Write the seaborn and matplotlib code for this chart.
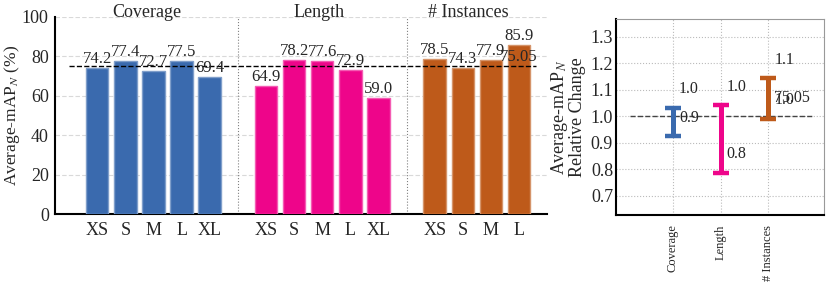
import numpy as np
import pandas as pd
import matplotlib
matplotlib.use("Agg")
import matplotlib.pyplot as plt
import matplotlib.colors as mcolors
import seaborn as sns

# values
groups = ["Coverage", "Length", "# Instances"]
coverage_sizes = ["XS", "S", "M", "L", "XL"]
coverage_vals = [74.2, 77.4, 72.7, 77.5, 69.4]
length_sizes = ["XS", "S", "M", "L", "XL"]
length_vals = [64.9, 78.2, 77.6, 72.9, 59.0]
instance_sizes = ["XS", "S", "M", "L"]
instance_vals = [78.5, 74.3, 77.9, 85.9]
baseline = 75.05

colors = {"Coverage": "#3a6aae", "Length": "#ee058a", "# Instances": "#be5a1a"}


def apply_plot_style():
    sns.set_style("white")
    plt.rcParams['font.family'] = ['Liberation Serif', 'DejaVu Serif']
    plt.rcParams['mathtext.fontset'] = 'stix'
    plt.rcParams['axes.unicode_minus'] = False


def build_frame():
    rows = []
    pos = 0
    for name, sizes, vals in [("Coverage", coverage_sizes, coverage_vals),
                              ("Length", length_sizes, length_vals),
                              ("# Instances", instance_sizes, instance_vals)]:
        for s, v in zip(sizes, vals):
            rows.append({"pos": pos, "size": s, "value": v, "group": name})
            pos += 1
        pos += 1  # gap between groups
    return pd.DataFrame(rows)


def lighten(c, amt=0.35):
    r, g, b = mcolors.to_rgb(c)
    return (r + (1 - r) * amt, g + (1 - g) * amt, b + (1 - b) * amt)


apply_plot_style()
df = build_frame()

fig = plt.figure(figsize=(8.3, 2.82), dpi=100)
ax = fig.add_axes([0.0663, 0.241, 0.593, 0.699])
ax2 = fig.add_axes([0.742, 0.238, 0.251, 0.695])

# ---- left: bars per group ----
sns.barplot(data=df, x="pos", y="value", hue="group", palette=colors,
            native_scale=True, dodge=False, legend=False, saturation=1,
            ax=ax, zorder=3)
for p in ax.patches:
    p.set_edgecolor(lighten(p.get_facecolor()))
    p.set_linewidth(1.0)

for _, r in df.iterrows():
    ax.text(r["pos"], r["value"] + 0.5, f"{r['value']:.1f}", ha="center",
            va="bottom", fontsize=12, zorder=5)

ax.hlines(baseline, -1.0, 15.6, colors="black", linestyles="--", lw=1.0, zorder=4)
ax.text(df["pos"].max(), baseline + 0.8, f"{baseline}", ha="center",
        va="bottom", fontsize=12, zorder=5)

# group separators and titles
group_pos = df.groupby("group", sort=False)["pos"]
seps = [group_pos.max().iloc[0] + 1, group_pos.max().iloc[1] + 1]
for s in seps:
    ax.axvline(s, color="gray", ls=":", lw=0.8, zorder=1)
title_x = [1.75, 7.9, 13.2]
for name, tx in zip(groups, title_x):
    ax.text(tx, 98, name, ha="center", va="bottom", fontsize=13, clip_on=False)

ax.set_xlim(-1.5, 16)
ax.set_ylim(0, 100)
ax.set_yticks([0, 20, 40, 60, 80, 100])
ax.yaxis.grid(True, color="#d9d9d9", ls=(0, (4, 2)), lw=0.8, zorder=0)
ax.set_axisbelow(True)
ax.set_xticks(df["pos"])
ax.set_xticklabels(df["size"])
ax.tick_params(axis="x", length=0, labelsize=13, pad=6)
ax.tick_params(axis="y", direction="out", length=3.5, width=1, labelsize=13, pad=1)
ax.set_xlabel("")
ax.set_ylabel(r"Average-mAP$_N$ (%)", fontsize=12.5)
ax.yaxis.set_label_coords(-0.068, 0.5)
for side in ["top", "right"]:
    ax.spines[side].set_visible(False)
for side in ["left", "bottom"]:
    ax.spines[side].set_color("black")
    ax.spines[side].set_linewidth(1.5)

# ---- right: relative change range per group ----
all_vals = [coverage_vals, length_vals, instance_vals]
rel_lo = [min(v) / baseline for v in all_vals]
rel_hi = [max(v) / baseline for v in all_vals]
xs = np.arange(len(groups))
for i, g in enumerate(groups):
    mid = (rel_lo[i] + rel_hi[i]) / 2
    ax2.errorbar(xs[i], mid, yerr=[[mid - rel_lo[i]], [rel_hi[i] - mid]],
                 fmt="none", ecolor=colors[g], elinewidth=3.6, capsize=5.8,
                 capthick=3.2, zorder=3)
    ax2.text(xs[i] + 0.13, rel_hi[i] + 0.07, f"{rel_hi[i]:.1f}", ha="left",
             va="center", fontsize=11.5)
    ax2.text(xs[i] + 0.13, rel_lo[i] + 0.07, f"{rel_lo[i]:.1f}", ha="left",
             va="center", fontsize=11.5)
ax2.text(xs[-1] + 0.13, 1.07, f"{baseline}", ha="left", va="center", fontsize=11.5)
ax2.axhline(1.0, xmin=0.067, xmax=0.947, color="#444444", ls="--", lw=1.0, zorder=2)

ax2.set_xlim(-1.2, 3.18)
ax2.set_ylim(0.628, 1.368)
ax2.set_yticks(np.round(np.arange(0.7, 1.31, 0.1), 1))
ax2.set_xticks(xs)
ax2.set_xticklabels(groups, rotation=90, fontsize=9)
ax2.grid(True, color="#bbbbbb", ls=":", lw=0.8, zorder=0)
ax2.set_axisbelow(True)
ax2.tick_params(axis="y", direction="in", length=4, width=1, labelsize=13, pad=2)
ax2.tick_params(axis="x", length=0, pad=7)
ax2.set_ylabel("Average-mAP$_N$\nRelative Change", fontsize=13, labelpad=3,
               linespacing=0.95)
for side in ["left", "bottom"]:
    ax2.spines[side].set_color("black")
    ax2.spines[side].set_linewidth(1.5)
for side in ["top", "right"]:
    ax2.spines[side].set_color("#999999")
    ax2.spines[side].set_linewidth(0.8)

fig.savefig("out.png", dpi=100)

* **Instructions for the task**
Reproduce the material above exactly, first line through the line that contains "import seaborn as sns", minus the pictures.

* **Solution to this task**
Write the seaborn and matplotlib code for this chart.
import numpy as np
import pandas as pd
import matplotlib
matplotlib.use("Agg")
import matplotlib.pyplot as plt
import matplotlib.colors as mcolors
import seaborn as sns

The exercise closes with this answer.